** Start of DATASET RECORDS **

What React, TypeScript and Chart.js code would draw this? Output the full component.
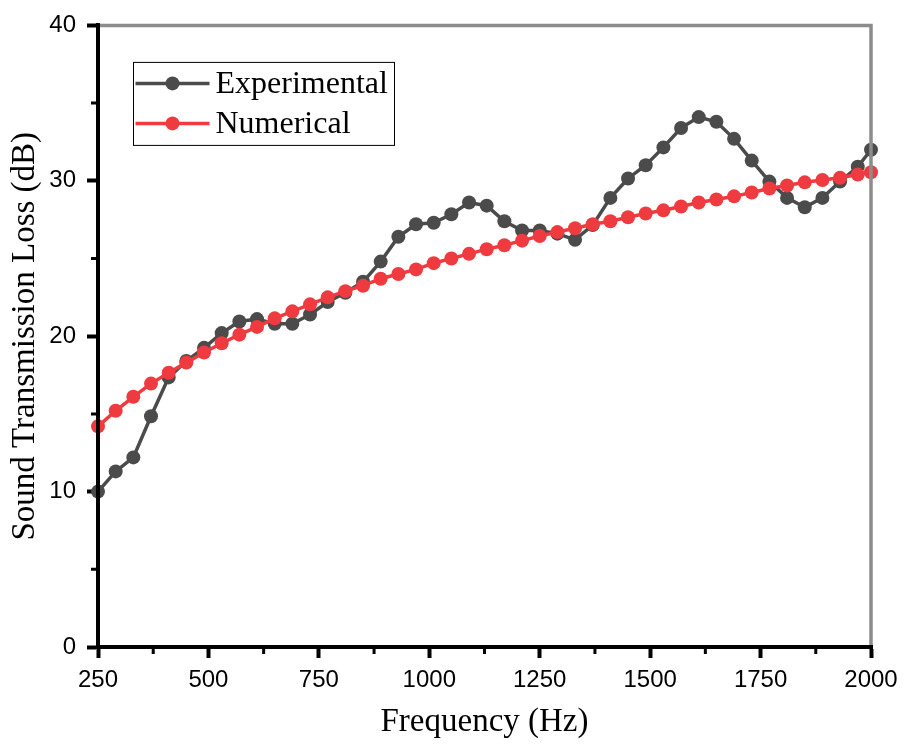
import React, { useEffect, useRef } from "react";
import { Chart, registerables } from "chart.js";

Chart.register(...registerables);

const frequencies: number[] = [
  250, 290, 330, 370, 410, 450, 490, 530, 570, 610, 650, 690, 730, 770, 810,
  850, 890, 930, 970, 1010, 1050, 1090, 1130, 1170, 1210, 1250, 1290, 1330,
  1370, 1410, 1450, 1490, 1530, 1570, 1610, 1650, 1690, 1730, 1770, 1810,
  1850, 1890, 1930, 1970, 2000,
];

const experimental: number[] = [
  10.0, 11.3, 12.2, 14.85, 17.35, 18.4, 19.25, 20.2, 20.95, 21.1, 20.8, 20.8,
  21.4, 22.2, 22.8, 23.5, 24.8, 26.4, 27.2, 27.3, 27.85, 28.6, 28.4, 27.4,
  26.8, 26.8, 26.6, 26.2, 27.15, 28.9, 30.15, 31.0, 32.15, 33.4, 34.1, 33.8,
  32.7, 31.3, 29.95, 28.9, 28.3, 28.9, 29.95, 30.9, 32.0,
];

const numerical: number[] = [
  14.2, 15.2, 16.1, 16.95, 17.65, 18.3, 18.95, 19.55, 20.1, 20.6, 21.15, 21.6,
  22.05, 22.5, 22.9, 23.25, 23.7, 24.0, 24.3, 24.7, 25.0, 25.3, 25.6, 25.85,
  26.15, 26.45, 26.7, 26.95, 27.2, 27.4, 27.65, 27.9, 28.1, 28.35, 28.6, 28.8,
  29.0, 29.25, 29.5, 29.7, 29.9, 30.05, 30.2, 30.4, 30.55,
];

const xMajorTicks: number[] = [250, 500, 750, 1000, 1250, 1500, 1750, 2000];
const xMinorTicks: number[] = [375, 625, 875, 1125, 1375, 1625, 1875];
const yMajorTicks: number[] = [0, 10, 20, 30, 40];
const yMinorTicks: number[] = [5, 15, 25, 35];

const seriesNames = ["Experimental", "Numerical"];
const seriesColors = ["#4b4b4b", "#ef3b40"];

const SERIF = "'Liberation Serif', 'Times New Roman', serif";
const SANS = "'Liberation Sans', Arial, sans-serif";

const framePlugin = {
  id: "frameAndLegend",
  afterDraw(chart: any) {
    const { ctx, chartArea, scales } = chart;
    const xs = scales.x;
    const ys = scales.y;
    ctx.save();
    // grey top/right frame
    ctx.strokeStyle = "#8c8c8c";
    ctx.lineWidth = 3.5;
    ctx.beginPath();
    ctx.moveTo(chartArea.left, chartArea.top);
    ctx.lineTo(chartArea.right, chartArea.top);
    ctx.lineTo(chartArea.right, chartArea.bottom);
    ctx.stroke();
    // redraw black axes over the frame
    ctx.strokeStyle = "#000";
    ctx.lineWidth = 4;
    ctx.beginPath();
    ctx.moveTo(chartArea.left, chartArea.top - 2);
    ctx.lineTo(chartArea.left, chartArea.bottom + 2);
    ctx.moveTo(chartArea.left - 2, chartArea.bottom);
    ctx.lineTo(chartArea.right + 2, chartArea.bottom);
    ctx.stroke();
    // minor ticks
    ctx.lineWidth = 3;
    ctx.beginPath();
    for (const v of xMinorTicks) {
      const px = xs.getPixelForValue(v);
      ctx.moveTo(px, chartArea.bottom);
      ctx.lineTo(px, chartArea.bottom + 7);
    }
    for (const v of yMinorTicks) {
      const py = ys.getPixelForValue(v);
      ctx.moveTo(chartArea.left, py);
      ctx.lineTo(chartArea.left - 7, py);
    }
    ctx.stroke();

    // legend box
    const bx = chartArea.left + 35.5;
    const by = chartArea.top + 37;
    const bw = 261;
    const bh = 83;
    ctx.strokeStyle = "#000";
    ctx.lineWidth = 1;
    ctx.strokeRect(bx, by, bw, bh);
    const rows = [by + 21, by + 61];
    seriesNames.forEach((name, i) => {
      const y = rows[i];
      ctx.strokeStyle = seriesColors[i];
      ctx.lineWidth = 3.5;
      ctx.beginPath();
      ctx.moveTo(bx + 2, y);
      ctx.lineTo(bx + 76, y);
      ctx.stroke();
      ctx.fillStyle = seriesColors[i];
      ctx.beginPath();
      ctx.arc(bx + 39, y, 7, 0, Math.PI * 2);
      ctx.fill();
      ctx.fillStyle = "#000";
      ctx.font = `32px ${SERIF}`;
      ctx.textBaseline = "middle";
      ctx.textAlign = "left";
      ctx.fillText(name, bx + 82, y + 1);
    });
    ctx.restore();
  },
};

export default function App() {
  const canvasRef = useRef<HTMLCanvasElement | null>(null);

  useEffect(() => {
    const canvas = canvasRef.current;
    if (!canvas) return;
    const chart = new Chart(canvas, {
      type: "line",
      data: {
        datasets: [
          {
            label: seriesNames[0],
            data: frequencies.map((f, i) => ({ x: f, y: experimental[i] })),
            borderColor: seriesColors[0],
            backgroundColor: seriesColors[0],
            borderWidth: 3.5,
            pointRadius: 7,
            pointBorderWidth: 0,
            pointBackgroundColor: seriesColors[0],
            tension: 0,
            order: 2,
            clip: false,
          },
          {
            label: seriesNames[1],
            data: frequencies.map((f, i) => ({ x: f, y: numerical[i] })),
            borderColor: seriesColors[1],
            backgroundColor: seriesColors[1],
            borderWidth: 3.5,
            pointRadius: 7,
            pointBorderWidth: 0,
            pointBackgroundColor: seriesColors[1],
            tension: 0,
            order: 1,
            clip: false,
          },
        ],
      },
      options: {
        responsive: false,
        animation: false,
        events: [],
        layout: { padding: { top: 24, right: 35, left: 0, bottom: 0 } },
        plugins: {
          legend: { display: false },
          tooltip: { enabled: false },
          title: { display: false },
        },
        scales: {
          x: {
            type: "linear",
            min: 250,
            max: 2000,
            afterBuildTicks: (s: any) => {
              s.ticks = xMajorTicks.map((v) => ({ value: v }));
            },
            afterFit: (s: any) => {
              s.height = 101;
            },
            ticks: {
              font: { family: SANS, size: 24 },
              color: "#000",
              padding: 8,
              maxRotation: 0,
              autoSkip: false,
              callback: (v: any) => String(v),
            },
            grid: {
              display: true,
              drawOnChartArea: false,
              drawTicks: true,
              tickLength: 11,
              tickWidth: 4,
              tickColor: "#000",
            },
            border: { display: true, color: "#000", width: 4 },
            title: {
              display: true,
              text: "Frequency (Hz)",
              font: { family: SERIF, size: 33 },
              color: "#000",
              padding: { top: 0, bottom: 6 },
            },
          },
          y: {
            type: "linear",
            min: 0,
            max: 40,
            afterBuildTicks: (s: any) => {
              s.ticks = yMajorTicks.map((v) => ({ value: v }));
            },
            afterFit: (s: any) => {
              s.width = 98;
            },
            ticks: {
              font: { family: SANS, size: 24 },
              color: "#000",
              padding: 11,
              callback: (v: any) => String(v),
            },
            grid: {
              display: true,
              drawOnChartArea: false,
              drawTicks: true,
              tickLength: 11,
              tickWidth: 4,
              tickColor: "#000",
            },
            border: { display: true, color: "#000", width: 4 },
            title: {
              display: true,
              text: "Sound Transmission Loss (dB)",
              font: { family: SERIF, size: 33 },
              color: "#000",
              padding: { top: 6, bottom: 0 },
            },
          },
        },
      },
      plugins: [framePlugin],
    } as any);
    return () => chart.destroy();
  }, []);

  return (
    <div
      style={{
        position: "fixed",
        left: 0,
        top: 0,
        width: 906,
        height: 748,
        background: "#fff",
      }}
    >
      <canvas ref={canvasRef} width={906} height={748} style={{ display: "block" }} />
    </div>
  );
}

** End of DATASET RECORDS **
** Start of DATASET RECORDS **

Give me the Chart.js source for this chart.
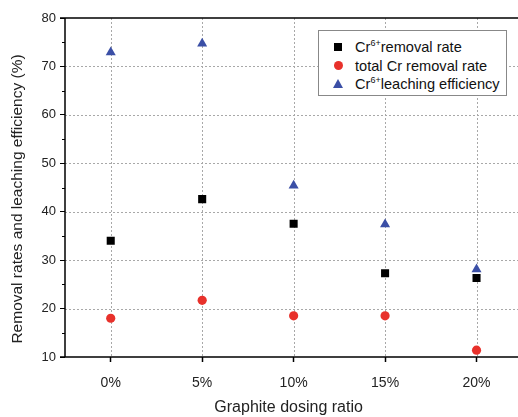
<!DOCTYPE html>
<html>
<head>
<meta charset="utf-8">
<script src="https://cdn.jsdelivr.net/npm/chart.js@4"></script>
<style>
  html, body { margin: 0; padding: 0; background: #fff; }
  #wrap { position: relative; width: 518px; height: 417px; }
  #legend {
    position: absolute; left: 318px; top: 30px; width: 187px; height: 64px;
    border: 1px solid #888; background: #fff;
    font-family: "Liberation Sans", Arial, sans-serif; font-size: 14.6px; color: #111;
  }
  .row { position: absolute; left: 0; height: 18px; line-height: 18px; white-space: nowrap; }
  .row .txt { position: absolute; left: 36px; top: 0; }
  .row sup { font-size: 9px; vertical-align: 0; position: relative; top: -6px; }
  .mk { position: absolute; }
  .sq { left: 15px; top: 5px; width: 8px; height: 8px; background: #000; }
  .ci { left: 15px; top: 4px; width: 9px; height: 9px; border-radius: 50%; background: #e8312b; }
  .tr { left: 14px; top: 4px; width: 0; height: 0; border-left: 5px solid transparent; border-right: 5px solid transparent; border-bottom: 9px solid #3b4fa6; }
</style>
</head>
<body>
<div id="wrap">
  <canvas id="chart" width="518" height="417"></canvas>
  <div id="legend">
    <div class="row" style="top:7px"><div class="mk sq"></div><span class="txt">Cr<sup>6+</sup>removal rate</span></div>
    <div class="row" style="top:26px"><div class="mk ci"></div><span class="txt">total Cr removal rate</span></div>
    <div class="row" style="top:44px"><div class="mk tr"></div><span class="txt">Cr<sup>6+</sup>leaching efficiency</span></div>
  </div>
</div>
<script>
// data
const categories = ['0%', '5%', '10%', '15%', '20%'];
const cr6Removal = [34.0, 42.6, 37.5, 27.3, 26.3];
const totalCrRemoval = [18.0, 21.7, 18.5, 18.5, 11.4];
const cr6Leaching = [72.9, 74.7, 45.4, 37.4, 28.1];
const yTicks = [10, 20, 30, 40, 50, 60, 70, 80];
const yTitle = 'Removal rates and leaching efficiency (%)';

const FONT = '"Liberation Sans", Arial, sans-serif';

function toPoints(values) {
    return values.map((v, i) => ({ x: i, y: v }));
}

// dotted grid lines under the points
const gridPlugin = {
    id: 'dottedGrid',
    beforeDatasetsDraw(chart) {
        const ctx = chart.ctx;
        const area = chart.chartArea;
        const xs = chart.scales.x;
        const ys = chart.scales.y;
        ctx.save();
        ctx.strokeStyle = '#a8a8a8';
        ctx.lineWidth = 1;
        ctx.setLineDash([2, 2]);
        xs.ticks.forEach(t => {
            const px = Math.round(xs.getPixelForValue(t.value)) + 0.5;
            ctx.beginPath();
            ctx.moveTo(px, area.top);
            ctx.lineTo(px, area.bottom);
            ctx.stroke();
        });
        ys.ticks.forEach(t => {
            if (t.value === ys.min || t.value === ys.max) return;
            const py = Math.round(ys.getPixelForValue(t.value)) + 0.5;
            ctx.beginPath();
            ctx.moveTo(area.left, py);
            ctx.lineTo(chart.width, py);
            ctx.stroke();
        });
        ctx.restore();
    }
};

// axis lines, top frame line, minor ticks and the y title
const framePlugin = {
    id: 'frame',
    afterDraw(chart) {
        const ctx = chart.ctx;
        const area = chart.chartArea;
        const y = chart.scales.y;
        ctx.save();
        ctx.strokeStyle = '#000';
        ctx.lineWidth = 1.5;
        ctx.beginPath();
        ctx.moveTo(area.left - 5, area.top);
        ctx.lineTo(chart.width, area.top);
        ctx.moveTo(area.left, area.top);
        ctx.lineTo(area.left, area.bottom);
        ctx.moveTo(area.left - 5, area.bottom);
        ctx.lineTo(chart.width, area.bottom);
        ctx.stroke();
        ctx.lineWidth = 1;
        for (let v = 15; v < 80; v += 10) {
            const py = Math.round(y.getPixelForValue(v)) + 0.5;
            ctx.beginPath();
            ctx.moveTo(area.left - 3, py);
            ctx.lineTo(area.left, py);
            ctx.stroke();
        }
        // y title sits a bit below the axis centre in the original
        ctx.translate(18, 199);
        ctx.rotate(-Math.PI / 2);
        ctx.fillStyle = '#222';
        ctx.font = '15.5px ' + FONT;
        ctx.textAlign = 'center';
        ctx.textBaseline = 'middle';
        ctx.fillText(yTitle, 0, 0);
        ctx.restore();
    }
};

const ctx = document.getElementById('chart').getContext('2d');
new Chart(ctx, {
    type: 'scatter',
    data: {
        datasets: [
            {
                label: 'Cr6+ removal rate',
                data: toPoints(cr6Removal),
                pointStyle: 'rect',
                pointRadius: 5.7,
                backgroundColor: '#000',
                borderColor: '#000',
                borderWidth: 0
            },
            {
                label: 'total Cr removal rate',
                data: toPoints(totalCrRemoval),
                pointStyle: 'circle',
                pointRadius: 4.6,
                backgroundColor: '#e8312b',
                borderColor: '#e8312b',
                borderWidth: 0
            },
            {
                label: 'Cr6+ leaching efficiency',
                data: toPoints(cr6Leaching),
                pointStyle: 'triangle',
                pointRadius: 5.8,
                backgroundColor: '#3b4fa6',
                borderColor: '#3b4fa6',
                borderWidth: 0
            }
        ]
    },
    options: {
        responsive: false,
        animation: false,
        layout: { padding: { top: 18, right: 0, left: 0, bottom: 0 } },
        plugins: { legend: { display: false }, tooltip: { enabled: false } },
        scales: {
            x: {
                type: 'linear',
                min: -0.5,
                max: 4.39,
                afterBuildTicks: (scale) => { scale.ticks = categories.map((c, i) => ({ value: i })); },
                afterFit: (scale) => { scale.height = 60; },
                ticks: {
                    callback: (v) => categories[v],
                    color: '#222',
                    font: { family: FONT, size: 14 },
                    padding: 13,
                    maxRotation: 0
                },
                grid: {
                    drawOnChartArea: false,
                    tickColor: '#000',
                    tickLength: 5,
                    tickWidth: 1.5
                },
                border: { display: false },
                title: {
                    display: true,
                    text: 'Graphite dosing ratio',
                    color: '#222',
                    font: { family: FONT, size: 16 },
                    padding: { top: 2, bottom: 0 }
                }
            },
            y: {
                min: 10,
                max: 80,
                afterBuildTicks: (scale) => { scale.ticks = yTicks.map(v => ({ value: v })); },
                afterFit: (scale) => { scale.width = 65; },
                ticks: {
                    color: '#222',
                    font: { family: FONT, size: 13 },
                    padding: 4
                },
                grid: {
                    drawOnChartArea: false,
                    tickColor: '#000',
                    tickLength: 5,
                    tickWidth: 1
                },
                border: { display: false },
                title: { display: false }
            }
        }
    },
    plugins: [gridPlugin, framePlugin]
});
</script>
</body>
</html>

** End of DATASET RECORDS **
** Start of DATASET RECORDS **

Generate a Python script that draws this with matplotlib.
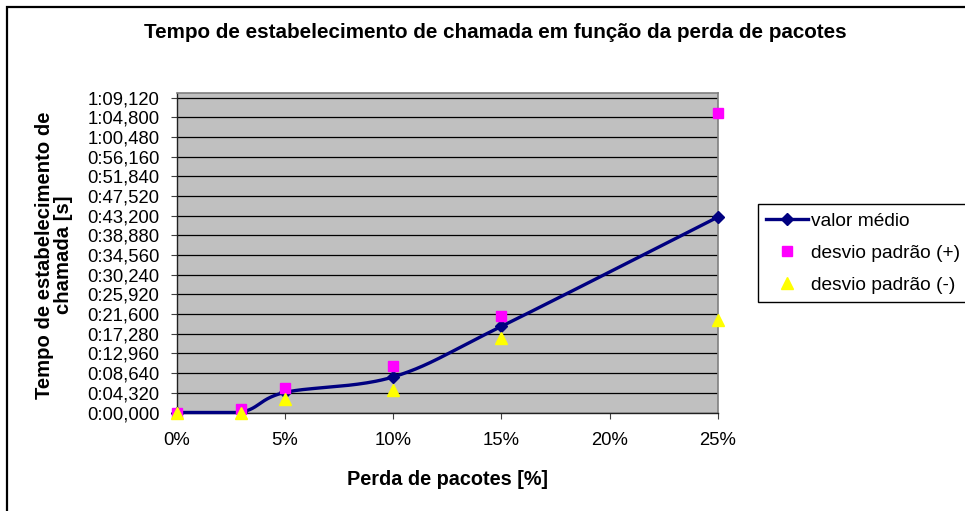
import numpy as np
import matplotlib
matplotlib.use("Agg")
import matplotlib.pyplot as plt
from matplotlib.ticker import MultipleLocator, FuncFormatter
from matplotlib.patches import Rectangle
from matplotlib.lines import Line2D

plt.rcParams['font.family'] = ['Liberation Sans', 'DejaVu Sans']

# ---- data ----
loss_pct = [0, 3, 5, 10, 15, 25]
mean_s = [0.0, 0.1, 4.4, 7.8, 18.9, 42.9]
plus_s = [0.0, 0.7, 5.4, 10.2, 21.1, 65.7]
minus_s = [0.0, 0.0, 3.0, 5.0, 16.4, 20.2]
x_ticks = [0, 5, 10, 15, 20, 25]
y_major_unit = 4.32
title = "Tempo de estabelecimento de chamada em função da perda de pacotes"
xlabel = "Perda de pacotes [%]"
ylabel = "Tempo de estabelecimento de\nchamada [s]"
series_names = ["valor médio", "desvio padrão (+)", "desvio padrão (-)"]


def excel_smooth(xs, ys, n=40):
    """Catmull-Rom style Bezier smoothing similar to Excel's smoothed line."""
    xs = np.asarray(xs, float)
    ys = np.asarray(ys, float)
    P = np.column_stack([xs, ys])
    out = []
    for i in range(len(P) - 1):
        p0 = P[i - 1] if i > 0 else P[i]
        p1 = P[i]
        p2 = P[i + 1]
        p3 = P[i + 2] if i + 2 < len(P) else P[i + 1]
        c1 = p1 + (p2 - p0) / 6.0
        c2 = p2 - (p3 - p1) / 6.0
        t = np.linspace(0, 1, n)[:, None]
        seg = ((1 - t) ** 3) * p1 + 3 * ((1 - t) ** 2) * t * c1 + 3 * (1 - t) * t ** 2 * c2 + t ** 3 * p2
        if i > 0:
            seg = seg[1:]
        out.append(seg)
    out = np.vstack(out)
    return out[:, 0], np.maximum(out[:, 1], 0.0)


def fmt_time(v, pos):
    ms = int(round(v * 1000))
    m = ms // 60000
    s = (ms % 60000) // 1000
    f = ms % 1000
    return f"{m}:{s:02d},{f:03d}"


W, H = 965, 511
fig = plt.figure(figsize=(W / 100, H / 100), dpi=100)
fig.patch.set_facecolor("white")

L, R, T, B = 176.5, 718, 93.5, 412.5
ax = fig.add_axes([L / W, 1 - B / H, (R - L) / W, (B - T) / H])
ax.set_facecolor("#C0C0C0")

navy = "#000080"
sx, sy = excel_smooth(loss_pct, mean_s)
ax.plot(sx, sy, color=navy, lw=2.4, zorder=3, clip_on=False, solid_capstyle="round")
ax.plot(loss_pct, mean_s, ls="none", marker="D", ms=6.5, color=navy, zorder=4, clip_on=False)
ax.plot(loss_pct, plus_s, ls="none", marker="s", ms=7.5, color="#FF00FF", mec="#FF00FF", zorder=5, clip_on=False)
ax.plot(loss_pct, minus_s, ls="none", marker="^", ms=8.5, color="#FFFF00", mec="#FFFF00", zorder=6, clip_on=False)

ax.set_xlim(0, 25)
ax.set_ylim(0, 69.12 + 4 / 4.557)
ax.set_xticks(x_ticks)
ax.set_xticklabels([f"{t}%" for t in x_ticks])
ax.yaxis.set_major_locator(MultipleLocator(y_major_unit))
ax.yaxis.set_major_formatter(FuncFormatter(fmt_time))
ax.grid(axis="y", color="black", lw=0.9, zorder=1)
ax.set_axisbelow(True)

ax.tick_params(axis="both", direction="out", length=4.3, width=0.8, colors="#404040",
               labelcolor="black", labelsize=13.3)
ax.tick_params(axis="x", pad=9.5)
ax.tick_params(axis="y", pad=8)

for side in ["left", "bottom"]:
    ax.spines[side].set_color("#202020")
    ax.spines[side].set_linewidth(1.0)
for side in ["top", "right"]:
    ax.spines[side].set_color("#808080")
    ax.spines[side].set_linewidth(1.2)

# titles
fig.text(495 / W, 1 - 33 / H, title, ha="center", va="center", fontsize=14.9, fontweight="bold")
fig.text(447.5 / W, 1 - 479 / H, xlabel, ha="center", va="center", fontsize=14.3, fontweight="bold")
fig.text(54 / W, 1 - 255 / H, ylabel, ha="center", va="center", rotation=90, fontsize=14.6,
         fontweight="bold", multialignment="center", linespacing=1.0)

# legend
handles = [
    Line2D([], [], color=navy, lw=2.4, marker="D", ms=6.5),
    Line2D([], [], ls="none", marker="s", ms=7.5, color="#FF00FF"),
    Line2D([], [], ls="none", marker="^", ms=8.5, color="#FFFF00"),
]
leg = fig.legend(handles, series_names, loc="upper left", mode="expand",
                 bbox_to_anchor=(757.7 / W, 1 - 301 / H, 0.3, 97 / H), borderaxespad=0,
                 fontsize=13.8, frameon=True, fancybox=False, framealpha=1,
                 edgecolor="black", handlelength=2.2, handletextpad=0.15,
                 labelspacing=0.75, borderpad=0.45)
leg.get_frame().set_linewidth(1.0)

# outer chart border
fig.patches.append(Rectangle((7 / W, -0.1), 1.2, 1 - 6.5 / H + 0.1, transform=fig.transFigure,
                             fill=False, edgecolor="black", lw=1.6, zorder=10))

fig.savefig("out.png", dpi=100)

** End of DATASET RECORDS **

**TASK DIRECTIONS:** In the listing above, find the line with "What React, TypeScript" and the line with "Chart.register(...registerables);". Set down exactly those lines and everything between them, skipping pictures.

**RESULT OF THIS EXERCISE:**
What React, TypeScript and Chart.js code would draw this? Output the full component.
import React, { useEffect, useRef } from "react";
import { Chart, registerables } from "chart.js";

Chart.register(...registerables);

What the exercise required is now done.